* start ENTRIES PROVIDED *
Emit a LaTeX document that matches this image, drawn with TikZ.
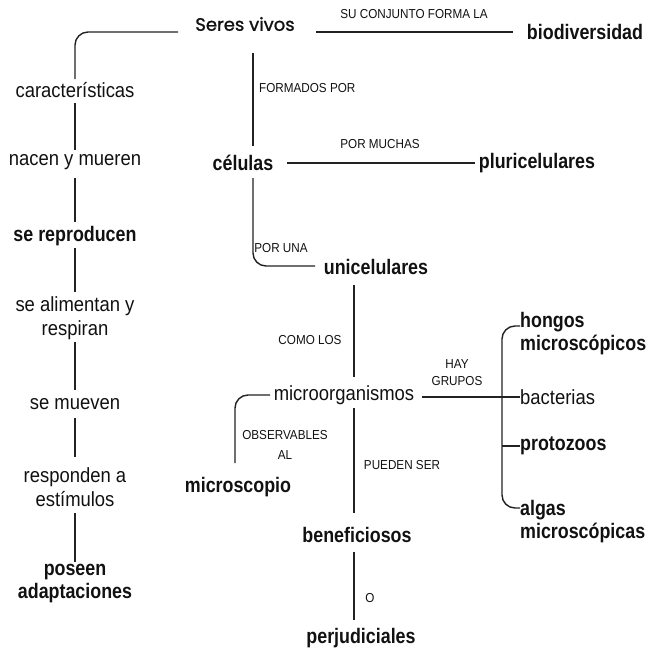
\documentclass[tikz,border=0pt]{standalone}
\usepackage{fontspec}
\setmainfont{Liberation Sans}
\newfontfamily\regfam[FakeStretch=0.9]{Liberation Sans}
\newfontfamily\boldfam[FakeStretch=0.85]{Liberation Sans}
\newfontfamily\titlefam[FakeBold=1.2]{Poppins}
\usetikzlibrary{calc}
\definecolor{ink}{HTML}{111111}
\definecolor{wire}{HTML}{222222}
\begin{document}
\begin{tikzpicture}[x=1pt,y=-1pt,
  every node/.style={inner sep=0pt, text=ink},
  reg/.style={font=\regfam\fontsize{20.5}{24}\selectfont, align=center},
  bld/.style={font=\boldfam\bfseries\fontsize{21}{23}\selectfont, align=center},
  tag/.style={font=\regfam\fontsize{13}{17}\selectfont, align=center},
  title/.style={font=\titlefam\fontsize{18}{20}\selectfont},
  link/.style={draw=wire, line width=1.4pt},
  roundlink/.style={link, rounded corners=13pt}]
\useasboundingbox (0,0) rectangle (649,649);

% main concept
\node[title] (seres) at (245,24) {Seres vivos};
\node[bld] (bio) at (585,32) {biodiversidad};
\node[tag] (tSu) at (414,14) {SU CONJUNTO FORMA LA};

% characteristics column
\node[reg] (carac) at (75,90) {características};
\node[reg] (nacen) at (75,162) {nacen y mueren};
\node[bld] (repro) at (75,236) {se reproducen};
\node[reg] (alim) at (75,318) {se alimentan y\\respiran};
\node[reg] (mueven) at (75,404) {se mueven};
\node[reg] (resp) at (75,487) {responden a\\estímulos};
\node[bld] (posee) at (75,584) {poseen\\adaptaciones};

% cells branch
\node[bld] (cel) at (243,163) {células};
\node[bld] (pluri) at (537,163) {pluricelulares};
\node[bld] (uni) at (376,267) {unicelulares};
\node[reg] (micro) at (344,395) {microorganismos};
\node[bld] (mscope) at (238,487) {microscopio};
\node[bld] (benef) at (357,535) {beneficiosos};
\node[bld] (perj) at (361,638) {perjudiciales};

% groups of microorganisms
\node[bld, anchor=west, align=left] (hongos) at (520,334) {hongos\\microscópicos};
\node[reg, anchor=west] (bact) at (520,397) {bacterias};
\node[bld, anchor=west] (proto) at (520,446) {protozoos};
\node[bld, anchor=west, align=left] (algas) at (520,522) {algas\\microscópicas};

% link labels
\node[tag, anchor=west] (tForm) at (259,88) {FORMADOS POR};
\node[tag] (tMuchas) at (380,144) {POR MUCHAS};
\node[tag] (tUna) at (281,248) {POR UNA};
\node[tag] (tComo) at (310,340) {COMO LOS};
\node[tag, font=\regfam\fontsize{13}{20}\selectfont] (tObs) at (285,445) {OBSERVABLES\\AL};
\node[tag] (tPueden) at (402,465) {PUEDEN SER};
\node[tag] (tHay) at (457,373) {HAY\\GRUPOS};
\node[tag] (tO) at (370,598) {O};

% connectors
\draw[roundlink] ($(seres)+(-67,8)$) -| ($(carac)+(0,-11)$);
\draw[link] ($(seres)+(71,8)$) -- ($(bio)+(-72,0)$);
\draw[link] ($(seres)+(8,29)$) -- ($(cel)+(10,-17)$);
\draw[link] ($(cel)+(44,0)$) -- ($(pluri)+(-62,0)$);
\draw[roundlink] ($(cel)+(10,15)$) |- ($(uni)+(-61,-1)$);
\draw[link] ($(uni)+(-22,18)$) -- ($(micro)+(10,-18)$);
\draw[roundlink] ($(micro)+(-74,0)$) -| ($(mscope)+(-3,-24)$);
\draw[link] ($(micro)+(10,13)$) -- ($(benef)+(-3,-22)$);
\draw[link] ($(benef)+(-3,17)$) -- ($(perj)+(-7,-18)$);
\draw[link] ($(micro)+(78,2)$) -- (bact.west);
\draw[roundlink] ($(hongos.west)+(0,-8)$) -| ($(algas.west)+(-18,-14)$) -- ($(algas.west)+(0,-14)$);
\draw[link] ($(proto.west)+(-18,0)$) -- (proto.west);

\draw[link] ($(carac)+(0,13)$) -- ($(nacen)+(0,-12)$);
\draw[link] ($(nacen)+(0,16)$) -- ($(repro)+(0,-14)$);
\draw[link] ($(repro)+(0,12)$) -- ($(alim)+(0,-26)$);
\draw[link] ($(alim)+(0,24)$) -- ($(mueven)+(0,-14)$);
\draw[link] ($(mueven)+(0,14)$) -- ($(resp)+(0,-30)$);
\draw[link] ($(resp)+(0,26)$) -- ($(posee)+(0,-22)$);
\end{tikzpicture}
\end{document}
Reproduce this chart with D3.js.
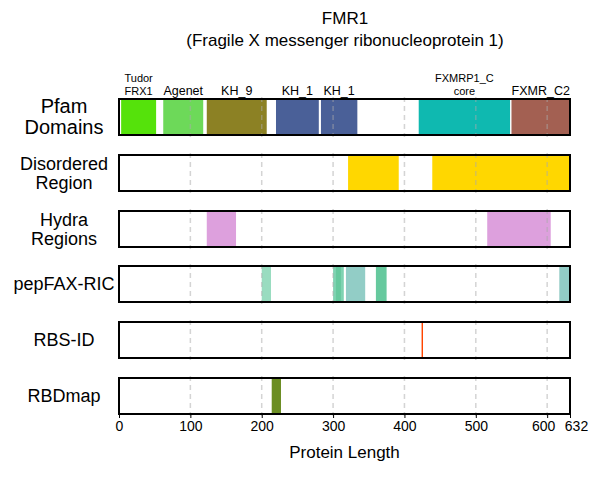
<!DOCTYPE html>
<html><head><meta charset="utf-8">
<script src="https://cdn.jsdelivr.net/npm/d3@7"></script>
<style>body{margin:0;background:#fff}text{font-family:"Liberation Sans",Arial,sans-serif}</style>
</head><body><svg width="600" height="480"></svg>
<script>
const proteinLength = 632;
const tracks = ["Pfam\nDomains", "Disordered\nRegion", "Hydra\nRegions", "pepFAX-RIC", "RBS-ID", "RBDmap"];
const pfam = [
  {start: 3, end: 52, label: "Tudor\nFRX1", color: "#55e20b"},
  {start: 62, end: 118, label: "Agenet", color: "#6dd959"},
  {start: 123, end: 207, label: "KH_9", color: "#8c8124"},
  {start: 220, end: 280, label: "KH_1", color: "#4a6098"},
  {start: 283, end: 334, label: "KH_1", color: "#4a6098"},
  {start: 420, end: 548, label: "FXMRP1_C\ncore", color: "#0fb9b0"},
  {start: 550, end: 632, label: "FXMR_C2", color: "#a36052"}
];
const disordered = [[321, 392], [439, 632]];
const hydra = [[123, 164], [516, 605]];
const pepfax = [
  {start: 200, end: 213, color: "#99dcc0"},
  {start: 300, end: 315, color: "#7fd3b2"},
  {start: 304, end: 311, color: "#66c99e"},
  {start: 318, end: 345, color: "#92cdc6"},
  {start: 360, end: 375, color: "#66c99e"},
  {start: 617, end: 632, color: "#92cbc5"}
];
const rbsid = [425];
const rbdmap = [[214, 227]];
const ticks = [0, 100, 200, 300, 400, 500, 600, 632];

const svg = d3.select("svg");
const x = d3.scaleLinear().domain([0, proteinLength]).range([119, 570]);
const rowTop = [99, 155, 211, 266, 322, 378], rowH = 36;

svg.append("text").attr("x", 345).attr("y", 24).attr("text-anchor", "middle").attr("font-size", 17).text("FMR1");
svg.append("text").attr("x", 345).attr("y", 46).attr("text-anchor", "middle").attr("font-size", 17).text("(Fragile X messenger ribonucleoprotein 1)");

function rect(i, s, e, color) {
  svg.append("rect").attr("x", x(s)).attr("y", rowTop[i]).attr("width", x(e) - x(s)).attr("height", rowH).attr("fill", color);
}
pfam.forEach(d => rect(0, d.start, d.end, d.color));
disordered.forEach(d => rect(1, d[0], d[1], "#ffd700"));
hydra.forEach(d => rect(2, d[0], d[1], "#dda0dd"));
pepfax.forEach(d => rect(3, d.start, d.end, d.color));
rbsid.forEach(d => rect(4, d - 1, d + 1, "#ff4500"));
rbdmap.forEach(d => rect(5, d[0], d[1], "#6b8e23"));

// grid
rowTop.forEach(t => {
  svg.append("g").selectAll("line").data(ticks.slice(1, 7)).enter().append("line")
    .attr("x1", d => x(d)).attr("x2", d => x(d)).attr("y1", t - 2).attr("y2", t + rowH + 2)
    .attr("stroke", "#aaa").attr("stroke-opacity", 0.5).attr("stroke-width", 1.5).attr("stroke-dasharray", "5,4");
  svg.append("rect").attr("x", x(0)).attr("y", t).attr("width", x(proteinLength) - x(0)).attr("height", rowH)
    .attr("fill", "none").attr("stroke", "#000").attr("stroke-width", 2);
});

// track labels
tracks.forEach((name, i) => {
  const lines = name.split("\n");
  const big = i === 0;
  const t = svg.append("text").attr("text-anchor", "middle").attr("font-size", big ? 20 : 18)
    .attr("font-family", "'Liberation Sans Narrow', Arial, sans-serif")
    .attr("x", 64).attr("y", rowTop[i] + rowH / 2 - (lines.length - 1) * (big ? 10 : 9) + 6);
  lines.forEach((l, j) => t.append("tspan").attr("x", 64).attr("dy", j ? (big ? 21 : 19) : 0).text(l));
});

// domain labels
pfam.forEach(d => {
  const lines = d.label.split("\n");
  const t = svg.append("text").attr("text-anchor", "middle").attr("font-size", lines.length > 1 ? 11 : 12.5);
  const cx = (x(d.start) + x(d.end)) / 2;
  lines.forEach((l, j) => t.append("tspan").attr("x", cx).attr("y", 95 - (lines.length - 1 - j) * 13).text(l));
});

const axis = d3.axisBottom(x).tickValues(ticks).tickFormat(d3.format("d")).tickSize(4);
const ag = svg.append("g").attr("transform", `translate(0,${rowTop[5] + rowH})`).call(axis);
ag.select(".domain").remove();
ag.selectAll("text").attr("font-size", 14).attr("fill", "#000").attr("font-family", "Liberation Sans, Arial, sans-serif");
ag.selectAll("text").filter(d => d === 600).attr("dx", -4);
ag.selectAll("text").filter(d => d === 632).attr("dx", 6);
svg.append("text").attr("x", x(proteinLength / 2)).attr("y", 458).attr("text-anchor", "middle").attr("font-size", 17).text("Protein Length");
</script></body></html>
* end ENTRIES PROVIDED *
* start ENTRIES PROVIDED *
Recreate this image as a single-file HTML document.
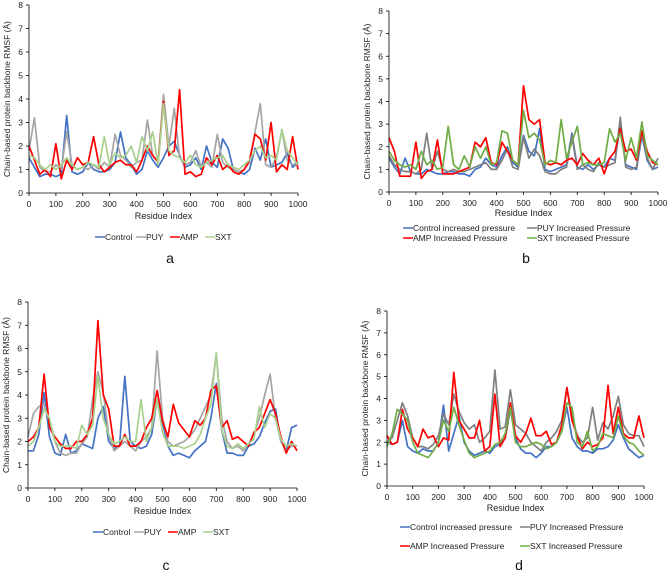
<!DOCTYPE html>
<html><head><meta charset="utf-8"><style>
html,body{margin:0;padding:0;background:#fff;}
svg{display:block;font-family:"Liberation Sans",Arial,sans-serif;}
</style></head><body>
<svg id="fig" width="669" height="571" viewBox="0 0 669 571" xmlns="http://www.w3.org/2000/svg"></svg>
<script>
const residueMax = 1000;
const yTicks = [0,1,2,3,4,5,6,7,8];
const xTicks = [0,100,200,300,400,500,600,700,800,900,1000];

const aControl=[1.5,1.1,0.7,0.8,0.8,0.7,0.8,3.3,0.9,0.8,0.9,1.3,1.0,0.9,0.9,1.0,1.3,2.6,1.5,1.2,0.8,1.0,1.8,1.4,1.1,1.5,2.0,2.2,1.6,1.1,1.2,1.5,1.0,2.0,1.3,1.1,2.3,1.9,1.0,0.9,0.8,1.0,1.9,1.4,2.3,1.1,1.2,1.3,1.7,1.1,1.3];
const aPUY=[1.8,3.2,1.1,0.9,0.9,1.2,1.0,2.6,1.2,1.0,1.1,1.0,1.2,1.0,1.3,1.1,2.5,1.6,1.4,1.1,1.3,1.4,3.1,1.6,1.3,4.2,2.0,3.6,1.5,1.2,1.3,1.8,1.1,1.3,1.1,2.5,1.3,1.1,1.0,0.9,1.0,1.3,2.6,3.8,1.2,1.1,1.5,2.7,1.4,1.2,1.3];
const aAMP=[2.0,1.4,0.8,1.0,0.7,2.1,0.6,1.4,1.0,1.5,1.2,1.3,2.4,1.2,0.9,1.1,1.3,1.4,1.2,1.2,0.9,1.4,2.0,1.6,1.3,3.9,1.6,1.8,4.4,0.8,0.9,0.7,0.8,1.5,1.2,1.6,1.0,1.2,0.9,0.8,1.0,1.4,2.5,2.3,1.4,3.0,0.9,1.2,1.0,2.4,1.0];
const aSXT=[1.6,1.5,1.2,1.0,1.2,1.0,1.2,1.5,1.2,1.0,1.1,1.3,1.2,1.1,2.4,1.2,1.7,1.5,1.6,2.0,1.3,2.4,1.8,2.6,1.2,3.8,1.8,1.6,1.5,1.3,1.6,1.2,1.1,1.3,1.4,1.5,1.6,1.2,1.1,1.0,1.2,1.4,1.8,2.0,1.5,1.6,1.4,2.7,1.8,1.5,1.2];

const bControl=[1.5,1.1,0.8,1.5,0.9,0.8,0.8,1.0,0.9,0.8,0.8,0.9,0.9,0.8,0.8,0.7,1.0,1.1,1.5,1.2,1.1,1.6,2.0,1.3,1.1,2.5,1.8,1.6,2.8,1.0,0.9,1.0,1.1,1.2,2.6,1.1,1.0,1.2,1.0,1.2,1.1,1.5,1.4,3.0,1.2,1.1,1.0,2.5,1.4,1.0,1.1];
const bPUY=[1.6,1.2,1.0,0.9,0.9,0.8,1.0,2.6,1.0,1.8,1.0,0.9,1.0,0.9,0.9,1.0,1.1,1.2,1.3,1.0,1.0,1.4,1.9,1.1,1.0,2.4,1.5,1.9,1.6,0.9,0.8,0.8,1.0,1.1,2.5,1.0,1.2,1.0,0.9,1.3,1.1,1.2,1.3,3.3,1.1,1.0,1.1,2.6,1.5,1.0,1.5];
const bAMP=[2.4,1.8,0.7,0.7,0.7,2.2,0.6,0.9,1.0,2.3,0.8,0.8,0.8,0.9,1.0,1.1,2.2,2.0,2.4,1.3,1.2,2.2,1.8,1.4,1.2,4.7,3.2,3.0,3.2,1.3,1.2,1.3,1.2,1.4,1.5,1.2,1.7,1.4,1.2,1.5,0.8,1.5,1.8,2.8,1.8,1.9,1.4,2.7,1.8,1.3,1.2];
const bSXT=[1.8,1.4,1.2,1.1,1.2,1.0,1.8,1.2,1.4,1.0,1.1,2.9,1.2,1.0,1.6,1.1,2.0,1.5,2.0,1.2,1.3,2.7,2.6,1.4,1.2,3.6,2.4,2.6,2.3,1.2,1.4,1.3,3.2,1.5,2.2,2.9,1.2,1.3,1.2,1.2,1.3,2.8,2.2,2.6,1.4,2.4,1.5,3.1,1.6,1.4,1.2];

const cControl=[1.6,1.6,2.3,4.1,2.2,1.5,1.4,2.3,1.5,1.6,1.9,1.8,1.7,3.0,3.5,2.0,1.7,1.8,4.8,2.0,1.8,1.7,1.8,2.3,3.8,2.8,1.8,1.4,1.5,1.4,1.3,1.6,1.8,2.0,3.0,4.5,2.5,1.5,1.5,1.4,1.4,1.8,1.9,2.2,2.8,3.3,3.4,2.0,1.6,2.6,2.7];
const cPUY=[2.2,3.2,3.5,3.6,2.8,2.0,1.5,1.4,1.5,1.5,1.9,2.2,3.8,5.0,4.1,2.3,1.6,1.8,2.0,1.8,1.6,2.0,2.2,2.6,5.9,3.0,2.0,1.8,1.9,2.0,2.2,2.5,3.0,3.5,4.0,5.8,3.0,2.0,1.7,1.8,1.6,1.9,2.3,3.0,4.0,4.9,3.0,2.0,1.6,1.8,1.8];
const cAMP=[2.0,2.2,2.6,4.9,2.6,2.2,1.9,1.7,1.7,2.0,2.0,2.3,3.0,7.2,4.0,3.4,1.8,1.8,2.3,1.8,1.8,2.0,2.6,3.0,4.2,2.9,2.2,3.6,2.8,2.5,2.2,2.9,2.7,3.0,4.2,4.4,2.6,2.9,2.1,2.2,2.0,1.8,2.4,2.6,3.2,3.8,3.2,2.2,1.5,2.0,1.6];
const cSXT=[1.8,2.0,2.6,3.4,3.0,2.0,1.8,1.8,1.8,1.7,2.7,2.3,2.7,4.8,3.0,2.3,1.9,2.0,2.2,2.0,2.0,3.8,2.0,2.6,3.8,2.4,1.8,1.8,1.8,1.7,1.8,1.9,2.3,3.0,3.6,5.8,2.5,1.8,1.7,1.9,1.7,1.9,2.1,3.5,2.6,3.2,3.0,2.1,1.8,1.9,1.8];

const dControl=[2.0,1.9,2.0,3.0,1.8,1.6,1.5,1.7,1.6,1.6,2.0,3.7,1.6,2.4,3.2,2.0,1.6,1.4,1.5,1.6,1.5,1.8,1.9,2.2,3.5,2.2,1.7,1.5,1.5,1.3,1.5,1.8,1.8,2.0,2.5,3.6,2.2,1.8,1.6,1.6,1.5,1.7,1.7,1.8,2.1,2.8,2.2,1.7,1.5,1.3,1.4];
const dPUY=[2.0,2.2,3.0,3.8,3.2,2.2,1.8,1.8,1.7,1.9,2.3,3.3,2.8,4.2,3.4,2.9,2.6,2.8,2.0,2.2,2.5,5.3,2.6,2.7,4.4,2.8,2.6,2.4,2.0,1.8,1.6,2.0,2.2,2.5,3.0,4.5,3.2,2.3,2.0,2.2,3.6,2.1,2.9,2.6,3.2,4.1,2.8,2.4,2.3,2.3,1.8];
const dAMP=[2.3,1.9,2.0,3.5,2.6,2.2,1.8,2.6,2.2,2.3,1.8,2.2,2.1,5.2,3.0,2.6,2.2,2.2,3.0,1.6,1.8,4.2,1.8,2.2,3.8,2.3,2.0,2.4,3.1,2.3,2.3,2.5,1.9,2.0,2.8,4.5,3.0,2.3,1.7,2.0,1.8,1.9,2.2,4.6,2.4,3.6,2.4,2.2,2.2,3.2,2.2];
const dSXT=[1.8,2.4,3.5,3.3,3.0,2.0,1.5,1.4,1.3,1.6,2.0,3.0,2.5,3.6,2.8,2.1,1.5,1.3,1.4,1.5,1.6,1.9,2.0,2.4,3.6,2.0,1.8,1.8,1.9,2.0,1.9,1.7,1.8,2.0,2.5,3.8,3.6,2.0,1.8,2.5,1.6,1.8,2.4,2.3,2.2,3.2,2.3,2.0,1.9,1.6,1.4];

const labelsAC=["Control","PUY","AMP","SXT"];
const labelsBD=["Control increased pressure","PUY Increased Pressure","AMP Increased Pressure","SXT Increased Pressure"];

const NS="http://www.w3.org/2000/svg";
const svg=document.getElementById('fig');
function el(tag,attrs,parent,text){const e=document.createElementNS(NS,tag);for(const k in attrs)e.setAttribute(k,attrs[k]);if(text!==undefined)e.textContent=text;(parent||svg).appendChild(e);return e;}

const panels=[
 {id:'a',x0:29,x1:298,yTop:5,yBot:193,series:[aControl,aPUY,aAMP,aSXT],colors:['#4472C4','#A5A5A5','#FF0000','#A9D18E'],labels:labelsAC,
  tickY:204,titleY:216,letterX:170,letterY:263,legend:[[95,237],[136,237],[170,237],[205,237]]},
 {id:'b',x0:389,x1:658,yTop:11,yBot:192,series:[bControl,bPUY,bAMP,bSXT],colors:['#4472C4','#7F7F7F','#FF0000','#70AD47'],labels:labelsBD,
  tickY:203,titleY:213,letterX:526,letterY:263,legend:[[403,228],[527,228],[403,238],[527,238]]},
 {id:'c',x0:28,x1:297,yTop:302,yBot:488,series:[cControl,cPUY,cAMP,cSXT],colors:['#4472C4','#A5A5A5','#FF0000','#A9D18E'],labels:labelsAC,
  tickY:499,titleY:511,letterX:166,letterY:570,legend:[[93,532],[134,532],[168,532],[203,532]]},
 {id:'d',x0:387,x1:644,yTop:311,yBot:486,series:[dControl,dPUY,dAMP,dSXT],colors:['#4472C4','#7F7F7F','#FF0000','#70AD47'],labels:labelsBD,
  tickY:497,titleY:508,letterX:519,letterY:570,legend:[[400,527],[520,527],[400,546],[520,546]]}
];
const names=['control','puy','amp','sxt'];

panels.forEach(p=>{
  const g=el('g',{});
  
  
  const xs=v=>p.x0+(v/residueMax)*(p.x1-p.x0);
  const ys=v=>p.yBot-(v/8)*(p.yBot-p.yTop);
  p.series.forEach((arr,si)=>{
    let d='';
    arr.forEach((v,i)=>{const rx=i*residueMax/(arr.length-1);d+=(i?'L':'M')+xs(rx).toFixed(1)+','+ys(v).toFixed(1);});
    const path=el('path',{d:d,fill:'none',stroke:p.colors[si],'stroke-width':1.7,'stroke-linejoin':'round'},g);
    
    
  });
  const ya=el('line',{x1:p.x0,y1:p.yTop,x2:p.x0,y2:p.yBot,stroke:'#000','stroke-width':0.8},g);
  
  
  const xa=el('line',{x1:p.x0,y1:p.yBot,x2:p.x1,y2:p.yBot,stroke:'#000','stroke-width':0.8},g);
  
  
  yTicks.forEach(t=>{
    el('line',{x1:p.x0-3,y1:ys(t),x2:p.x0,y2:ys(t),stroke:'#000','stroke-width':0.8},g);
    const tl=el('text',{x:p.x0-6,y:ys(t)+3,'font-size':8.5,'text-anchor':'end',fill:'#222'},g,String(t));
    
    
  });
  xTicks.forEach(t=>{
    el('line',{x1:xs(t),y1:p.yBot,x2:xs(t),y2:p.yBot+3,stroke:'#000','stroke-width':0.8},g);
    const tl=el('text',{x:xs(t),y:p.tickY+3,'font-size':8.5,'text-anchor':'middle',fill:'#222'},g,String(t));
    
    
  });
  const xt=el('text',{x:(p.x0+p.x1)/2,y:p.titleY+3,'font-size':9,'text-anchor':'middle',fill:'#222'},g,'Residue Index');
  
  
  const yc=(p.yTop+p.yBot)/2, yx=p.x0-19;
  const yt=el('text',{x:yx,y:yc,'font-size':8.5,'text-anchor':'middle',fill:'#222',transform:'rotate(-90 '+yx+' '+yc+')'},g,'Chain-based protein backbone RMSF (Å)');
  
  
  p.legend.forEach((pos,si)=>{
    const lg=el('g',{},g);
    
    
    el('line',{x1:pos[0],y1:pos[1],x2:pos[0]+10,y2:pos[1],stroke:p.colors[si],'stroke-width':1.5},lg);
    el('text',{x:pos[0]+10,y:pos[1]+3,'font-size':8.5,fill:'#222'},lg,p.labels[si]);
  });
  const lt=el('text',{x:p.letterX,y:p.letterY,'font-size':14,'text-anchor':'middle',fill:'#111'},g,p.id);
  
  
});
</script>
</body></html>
* end ENTRIES PROVIDED *
◆ **WORK TO DO**
Show the lines where the word "with" appears in the entries.

◆ **WRITTEN SOLUTION**
Emit a LaTeX document that matches this image, drawn with TikZ.
Reproduce this chart with D3.js.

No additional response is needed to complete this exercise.